Do use keywords often and in a variety of ways

Keywords are like the bait for your organic traffic. Websites are brilliant marketing tools and - when optimised correctly - can bring a whole new audience to your business that didn't even know existed.

There's not a catch-all easy solution to keyword optimisation. Some companies spend thousands of pounds analysing traffic and content, with an aim to re-word and re-position content in order to get more search engine traffic. These costs can be avoided if you think from the ground up when building a site. Think about what you're selling to your visitor - why are they here? What are they looking for? What do you have to offer them? And - what will they search for to find it?


After you have your key phrases, you should use them in as many places as possible and in various different guises. Let's take “Steve's Scaffolding” as an example. Their homepage should have words like “scaffolding, scaffolds, scaffold hire, scaffold erecting” and so on throughout the homepage as headings and bolded text. They also would look at including some of these phrases in the first sentence of the first paragraph on their homepage. After you've looked at the homepage, you then need to consider doing this for every page of your site. And the more varied the better.

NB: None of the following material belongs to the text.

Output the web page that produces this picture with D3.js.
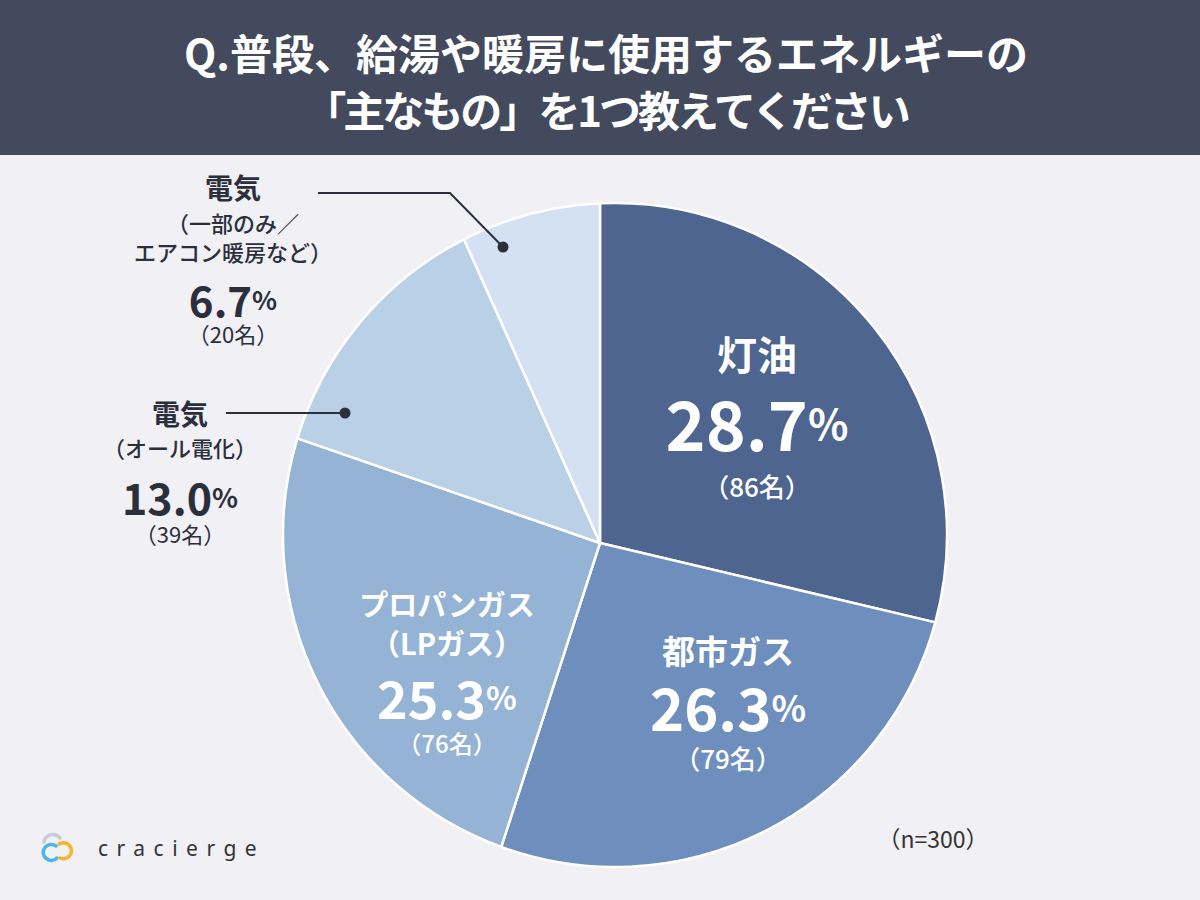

There is an entire industry born out search engine optimisation (SEO), so it's not something that you can cover in two or three paragraphs. One SEO agency has a list of tools you can use to evaluate keywords on your site www.justsearching.co.uk. This can give you an idea of the sorts of things they look at.

Don't think you can just paste the same word over and over again at the bottom of your page or hide text by making it the same colour as the background - spiders are smarter than you think.

Don't make me think

The mantra of author and usability specialist Steve Krug is a saying to live by: your visitors are likely to arrive at your site expecting certain browsing they've come to know and love as the norm. If you've decided to not highlight hyperlinks until you roll over them or hidden your site's content in a nested accordion of menu bars, this could give your prospective client enough time to get lost, irritated, and head straight back to Google to see the next result.

Familiarity is something that your average web user likes. Innovation normally equals progression; take it too far and you'll get obfuscation. Bearing that in mind, consider including things like breadcrumbs, and keeping housekeeping links such as “contact us”, “Ts & Cs”, “FAQ” and the like in your footer.

My biggest pet peeve when it comes to consistency (or lack thereof) is the implementation proprietary scroll buttons. Design-focused companies have a tendency to try and fit their website into a tidy little square.


Scrolling arrows
Proprietary scrolling arrows stop you using mousewheels onFoster + Partners' site.

Normally this is executed badly and you end up with the caveat of expecting to scroll through their content using controls that don't function as a normal window would (how many of you use a mouse wheel nowadays?).

Web studies suggest that users mainly scan through content instead of reading every single word, as the World Wide Web is a huge place with the next site only a click away.

Don't sacrifice usability over design. Prettiness and tidiness do not equal traffic.